Quant aux robins lannionais, ils gardèrent un amer souvenir de la journée du 17 octobre et de ses suites : le retour menaçant des Brestois, la note à payer, l'humiliation de leur tribunal déshonoré par l'arrestation de l'alloué et par-dessus tout, la crainte que les villes voisines ne profitent de la circonstance pour obtenir une justice royale à leur détriment. S'ils avaient pu prévoir l'avenir, un certain orgueil les aurait consolés, au moins partiellement, de ces pénibles moments, car le grand mouvement qui devait aboutir, le 14 juillet 1790, à la célébration dans un enthousiasme délirant de la Fédération nationale du Champ-de-Mars, fête éphémère de la réconciliation des Français, tel un mince filet d'eau source d'un grand fleuve, venait de surgir dans leur ville natale.

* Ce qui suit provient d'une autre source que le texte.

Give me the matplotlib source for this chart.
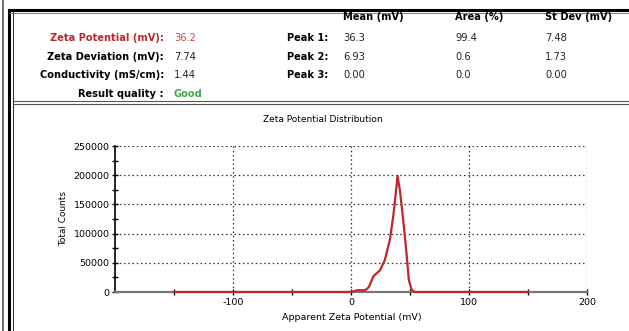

Le pacte d'union contracté le 26 octobre entre Lannion et les villes bretonnes représentées par leurs délégués, sera imité dans toutes les provinces du royaume. En Bretagne où l'idée était, dans l'air depuis longtemps, il fut le point de départ de congrès patriotiques entre les cités que le voisinage ou la communauté d'intérêt rapprochaient particulièrement. Cherchant toutes les occasions de resserrer leur entente contre les adversaires du nouveau régime qui s'élabore, les patriotes bretons prennent l'habitude de compléter leur échange assidu de correspondance par des réunions de commissaires ou députés. C'est ainsi que le Comité permanent de Guingamp propose à celui de Lannion, le 30 novembre, d'inviter les principales villes des évêchés de Saint-Brieuc, Tréguier et Saint-Pol-de-Léon à une assemblée pour étudier les moyens de développer la culture du lin et de la filature, questions intéressant à titre divers une bonne partie de leurs populations : importateurs de graine de lin, cultivateurs du littoral, marchands et exportateurs de toile, tisserands et filandières du pays de la manufacture (sud de l'évêché de St-Brieuc), qui demandent au filage ou au tissage un salaire d'appoint compensant la pauvreté du sol dans leurs cantons [Note : Déjà, le 10 août, 6 paroisses du Cap Sizun s'étaient fédérées afin « de prévenir et d'arrêter toute personne suspecte, de prendre des résolutions uniformes... ». Dans le courant de novembre, la milice de Quimper demande aux volontaires nationaux de la Bretagne et de l'Anjou de se réunir pour renouveler le pacte d'union et d'alliance, rédigé à Rennes au début de l'année par les étudiants en droit et les députés, que plusieurs villes de la Province y avaient envoyés, à l'occasion des rixes entre nobles et étudiants qui avaient marqué la dernière réunion des Etats de Bretagne. E. Corgne. Pontivy et son district pendant la Révolution, de 1789 à germinal V. 1938, Rennes, in-8°. Thèse de doctorat, p. 55].